• [Exercise instructions] Print exactly the lines below between the line containing "Emit a Python" and the line containing "from datetime import datetime", counting both of those lines. Leave pictures out.

• [Material to process]
** start **
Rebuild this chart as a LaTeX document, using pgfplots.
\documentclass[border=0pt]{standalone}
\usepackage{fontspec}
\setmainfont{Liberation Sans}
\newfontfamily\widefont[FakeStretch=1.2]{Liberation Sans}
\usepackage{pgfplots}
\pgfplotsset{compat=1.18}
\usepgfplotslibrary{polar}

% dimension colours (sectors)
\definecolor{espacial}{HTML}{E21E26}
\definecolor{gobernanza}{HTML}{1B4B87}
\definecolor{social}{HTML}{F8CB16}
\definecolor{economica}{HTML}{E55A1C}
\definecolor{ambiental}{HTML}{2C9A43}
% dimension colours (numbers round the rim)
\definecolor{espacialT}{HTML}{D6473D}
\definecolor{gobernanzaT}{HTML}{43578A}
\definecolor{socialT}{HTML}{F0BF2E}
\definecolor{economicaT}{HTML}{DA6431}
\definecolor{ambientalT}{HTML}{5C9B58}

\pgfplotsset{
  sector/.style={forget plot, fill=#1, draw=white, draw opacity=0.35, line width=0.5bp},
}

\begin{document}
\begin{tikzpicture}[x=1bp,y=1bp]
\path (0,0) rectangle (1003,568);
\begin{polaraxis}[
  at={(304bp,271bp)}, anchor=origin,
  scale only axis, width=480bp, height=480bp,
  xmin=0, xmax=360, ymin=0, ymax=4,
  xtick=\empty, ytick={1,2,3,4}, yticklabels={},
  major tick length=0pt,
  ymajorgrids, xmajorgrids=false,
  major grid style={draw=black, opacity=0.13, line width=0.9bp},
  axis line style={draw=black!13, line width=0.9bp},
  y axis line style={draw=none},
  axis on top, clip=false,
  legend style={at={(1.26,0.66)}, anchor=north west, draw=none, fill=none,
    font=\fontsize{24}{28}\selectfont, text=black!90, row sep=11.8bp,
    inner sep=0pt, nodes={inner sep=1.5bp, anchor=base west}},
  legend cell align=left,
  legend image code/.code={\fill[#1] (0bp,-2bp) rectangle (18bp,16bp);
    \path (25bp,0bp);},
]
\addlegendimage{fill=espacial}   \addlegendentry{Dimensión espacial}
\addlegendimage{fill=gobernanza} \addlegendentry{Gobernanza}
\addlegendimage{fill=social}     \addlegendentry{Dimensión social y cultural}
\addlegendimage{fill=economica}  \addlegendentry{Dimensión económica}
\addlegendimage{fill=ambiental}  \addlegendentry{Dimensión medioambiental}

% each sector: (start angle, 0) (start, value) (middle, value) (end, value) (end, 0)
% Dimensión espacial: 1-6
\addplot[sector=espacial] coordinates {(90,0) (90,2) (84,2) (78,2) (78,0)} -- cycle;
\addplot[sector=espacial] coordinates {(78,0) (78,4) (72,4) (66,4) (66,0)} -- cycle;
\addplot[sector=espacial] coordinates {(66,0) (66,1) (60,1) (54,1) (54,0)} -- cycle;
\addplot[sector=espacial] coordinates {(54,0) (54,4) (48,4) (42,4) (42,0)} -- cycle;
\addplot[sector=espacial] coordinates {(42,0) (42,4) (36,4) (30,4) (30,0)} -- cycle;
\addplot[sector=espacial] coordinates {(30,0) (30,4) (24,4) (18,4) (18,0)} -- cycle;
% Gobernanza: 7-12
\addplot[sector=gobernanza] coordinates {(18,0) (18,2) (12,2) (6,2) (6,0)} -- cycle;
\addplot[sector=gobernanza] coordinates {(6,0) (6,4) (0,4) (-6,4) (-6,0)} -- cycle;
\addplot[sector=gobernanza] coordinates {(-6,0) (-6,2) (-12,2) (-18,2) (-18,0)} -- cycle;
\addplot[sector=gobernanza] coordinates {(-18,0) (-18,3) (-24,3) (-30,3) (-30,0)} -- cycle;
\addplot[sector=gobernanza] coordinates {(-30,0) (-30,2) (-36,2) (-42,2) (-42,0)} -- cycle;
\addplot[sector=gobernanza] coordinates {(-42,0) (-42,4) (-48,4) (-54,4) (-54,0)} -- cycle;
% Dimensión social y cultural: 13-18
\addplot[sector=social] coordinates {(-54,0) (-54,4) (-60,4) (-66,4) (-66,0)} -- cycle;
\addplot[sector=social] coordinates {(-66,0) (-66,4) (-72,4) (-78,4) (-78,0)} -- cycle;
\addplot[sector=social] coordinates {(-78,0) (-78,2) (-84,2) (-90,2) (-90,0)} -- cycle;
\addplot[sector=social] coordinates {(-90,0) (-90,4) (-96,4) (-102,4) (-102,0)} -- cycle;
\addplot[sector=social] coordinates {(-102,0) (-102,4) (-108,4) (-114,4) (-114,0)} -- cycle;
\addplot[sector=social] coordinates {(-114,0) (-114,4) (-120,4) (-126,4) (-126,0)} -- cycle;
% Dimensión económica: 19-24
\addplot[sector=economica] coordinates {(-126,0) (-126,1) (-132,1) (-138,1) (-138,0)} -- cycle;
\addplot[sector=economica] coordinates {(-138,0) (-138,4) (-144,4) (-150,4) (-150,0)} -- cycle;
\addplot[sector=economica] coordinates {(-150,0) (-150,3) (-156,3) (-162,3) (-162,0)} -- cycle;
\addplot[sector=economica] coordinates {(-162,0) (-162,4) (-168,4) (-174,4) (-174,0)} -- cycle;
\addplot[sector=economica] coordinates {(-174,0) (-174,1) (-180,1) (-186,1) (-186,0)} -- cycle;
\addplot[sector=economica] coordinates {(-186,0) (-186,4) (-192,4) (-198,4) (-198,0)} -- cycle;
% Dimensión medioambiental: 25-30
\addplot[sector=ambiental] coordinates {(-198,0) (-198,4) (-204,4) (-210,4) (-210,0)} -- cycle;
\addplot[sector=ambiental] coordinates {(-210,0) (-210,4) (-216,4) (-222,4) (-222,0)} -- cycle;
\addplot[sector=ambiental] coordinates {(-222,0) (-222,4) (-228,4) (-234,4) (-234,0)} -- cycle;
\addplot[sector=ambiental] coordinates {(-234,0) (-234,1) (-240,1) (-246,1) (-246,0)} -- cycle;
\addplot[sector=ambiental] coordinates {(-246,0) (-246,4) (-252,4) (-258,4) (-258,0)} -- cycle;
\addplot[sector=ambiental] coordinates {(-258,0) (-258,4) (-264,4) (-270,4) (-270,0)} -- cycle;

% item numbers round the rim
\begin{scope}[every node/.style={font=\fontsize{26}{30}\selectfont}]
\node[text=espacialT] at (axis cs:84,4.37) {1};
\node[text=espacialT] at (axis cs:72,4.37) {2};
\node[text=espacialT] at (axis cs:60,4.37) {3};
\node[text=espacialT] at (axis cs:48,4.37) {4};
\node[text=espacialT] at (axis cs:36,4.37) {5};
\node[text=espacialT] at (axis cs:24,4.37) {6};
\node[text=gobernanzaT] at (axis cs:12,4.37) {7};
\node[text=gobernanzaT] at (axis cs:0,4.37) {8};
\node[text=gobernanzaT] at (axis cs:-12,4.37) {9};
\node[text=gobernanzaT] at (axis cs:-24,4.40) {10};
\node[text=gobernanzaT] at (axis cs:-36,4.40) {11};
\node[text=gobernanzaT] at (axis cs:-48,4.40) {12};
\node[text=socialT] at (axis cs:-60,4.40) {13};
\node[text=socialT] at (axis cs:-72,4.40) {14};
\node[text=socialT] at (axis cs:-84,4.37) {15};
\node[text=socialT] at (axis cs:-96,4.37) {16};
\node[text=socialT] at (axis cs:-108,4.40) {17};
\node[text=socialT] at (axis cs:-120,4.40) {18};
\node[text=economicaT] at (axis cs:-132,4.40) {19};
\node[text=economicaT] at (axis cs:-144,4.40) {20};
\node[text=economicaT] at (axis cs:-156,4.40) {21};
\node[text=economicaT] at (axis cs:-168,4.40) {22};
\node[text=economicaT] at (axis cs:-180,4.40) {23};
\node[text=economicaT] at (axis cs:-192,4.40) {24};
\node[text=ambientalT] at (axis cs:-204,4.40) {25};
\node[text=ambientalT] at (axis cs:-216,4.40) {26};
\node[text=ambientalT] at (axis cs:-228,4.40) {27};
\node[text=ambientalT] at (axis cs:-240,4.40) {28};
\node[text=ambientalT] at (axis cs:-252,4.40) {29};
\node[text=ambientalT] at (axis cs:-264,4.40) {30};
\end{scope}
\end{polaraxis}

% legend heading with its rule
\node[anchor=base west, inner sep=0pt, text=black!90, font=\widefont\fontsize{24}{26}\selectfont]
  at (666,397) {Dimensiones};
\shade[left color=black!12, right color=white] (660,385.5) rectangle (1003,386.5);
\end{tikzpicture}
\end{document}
** end **
** start **
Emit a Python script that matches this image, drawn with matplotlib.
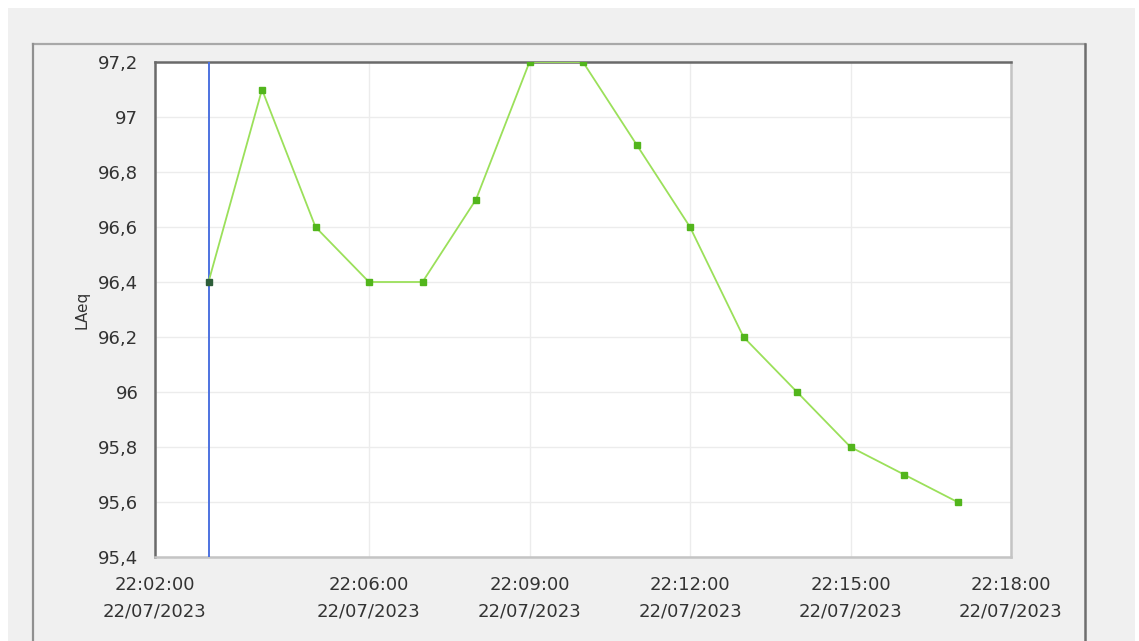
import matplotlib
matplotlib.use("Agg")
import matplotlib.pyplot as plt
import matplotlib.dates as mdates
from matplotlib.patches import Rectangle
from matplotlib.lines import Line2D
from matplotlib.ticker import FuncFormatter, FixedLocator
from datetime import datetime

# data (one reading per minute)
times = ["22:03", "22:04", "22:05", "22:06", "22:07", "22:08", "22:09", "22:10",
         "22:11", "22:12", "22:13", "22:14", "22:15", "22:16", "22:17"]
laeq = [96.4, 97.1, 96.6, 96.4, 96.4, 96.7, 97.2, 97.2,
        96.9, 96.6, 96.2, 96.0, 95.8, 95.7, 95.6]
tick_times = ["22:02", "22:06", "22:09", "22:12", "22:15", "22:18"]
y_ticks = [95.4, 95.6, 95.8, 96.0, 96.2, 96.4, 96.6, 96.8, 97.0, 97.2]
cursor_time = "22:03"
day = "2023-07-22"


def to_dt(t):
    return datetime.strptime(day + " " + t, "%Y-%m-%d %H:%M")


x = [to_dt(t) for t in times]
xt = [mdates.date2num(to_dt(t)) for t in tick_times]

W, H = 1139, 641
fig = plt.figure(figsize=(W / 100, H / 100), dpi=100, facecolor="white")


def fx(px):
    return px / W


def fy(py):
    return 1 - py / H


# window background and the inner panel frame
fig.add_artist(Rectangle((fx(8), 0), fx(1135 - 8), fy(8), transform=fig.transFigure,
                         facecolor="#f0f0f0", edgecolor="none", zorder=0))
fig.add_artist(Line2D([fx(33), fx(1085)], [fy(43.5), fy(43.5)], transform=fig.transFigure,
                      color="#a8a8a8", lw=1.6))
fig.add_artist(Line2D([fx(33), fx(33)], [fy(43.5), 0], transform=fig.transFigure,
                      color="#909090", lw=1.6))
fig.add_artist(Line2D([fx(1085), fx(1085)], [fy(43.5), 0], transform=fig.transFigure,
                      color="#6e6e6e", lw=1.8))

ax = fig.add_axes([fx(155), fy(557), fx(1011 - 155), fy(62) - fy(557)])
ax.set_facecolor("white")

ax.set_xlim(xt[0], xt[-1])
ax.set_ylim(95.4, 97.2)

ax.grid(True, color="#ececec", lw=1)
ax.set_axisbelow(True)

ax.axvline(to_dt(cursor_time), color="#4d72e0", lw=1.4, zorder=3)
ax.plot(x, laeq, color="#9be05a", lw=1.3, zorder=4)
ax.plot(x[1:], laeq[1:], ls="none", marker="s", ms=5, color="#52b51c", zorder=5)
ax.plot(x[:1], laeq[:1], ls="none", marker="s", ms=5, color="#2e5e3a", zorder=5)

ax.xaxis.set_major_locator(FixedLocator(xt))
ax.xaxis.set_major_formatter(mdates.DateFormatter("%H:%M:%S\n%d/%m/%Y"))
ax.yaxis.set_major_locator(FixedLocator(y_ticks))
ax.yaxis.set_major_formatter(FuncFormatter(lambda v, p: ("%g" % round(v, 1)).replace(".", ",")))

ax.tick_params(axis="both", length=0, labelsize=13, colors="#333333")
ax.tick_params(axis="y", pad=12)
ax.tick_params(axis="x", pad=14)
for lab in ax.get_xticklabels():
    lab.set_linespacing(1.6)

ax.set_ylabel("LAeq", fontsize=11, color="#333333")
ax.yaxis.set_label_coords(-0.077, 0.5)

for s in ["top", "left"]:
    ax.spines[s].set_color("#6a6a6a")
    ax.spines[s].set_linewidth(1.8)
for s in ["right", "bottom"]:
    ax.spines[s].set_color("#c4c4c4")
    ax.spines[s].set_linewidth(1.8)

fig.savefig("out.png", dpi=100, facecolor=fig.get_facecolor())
** end **
** start **
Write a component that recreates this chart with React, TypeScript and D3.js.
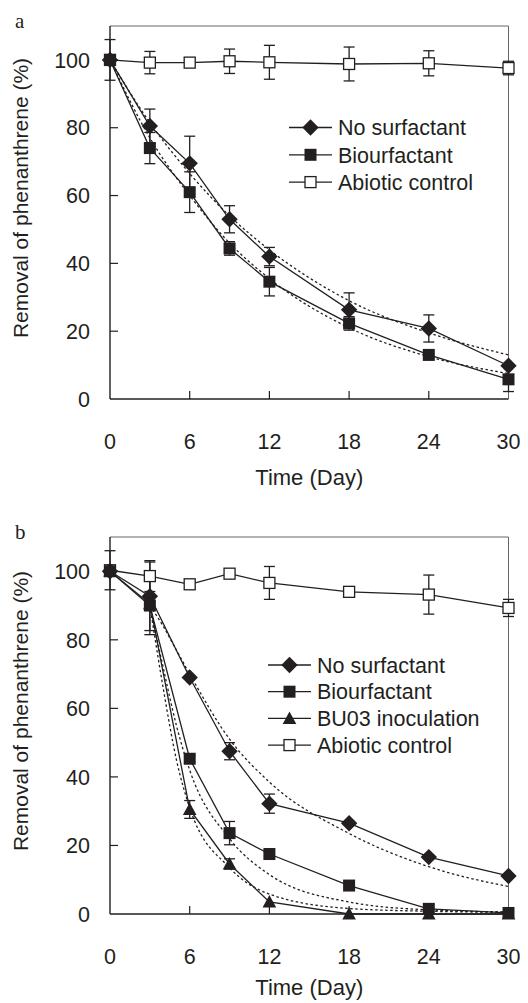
** end **
• [Final answer]
Emit a Python script that matches this image, drawn with matplotlib.
import matplotlib
matplotlib.use("Agg")
import matplotlib.pyplot as plt
import matplotlib.dates as mdates
from matplotlib.patches import Rectangle
from matplotlib.lines import Line2D
from matplotlib.ticker import FuncFormatter, FixedLocator
from datetime import datetime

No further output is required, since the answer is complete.